* **Data shown**

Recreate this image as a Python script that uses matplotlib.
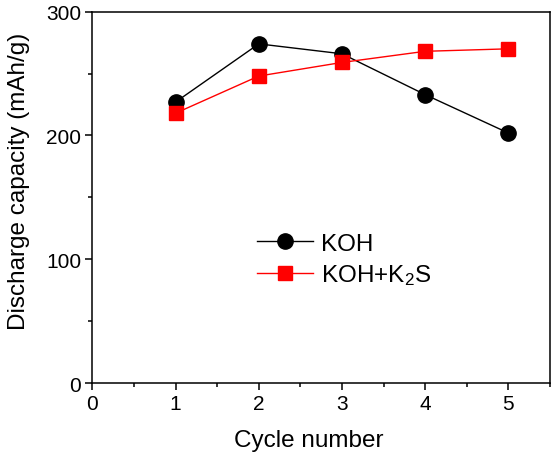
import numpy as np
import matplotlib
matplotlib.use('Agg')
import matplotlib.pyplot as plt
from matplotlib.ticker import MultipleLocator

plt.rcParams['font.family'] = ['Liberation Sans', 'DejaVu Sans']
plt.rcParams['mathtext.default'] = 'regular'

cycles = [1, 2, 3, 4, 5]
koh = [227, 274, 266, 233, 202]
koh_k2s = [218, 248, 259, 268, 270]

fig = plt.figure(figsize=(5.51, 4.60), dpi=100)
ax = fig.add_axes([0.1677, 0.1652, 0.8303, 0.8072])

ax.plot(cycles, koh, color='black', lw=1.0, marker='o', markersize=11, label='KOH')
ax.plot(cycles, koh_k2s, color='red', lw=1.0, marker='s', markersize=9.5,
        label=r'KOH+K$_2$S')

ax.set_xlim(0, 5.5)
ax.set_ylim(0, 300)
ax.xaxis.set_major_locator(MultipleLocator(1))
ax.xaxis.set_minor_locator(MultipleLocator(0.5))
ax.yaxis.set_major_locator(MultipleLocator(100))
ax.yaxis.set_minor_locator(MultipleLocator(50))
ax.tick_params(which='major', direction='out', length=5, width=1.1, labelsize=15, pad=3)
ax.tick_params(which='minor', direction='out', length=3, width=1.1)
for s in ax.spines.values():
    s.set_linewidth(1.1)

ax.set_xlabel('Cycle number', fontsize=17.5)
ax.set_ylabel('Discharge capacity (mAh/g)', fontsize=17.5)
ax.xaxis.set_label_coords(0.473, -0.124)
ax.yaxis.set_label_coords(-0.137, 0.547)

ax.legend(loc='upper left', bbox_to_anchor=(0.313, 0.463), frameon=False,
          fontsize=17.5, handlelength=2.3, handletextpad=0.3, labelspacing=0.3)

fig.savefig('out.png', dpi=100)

* **Work instructions**
Omit the pictures and reproduce the listing exactly.

* **Worked solution**
Recreate this image as a Python script that uses matplotlib.
import numpy as np
import matplotlib
matplotlib.use('Agg')
import matplotlib.pyplot as plt
from matplotlib.ticker import MultipleLocator

plt.rcParams['font.family'] = ['Liberation Sans', 'DejaVu Sans']
plt.rcParams['mathtext.default'] = 'regular'

cycles = [1, 2, 3, 4, 5]
koh = [227, 274, 266, 233, 202]
koh_k2s = [218, 248, 259, 268, 270]

fig = plt.figure(figsize=(5.51, 4.60), dpi=100)
ax = fig.add_axes([0.1677, 0.1652, 0.8303, 0.8072])

ax.plot(cycles, koh, color='black', lw=1.0, marker='o', markersize=11, label='KOH')
ax.plot(cycles, koh_k2s, color='red', lw=1.0, marker='s', markersize=9.5,
        label=r'KOH+K$_2$S')

ax.set_xlim(0, 5.5)
ax.set_ylim(0, 300)
ax.xaxis.set_major_locator(MultipleLocator(1))
ax.xaxis.set_minor_locator(MultipleLocator(0.5))
ax.yaxis.set_major_locator(MultipleLocator(100))
ax.yaxis.set_minor_locator(MultipleLocator(50))
ax.tick_params(which='major', direction='out', length=5, width=1.1, labelsize=15, pad=3)
ax.tick_params(which='minor', direction='out', length=3, width=1.1)
for s in ax.spines.values():
    s.set_linewidth(1.1)

ax.set_xlabel('Cycle number', fontsize=17.5)
ax.set_ylabel('Discharge capacity (mAh/g)', fontsize=17.5)
ax.xaxis.set_label_coords(0.473, -0.124)
ax.yaxis.set_label_coords(-0.137, 0.547)

ax.legend(loc='upper left', bbox_to_anchor=(0.313, 0.463), frameon=False,
          fontsize=17.5, handlelength=2.3, handletextpad=0.3, labelspacing=0.3)

fig.savefig('out.png', dpi=100)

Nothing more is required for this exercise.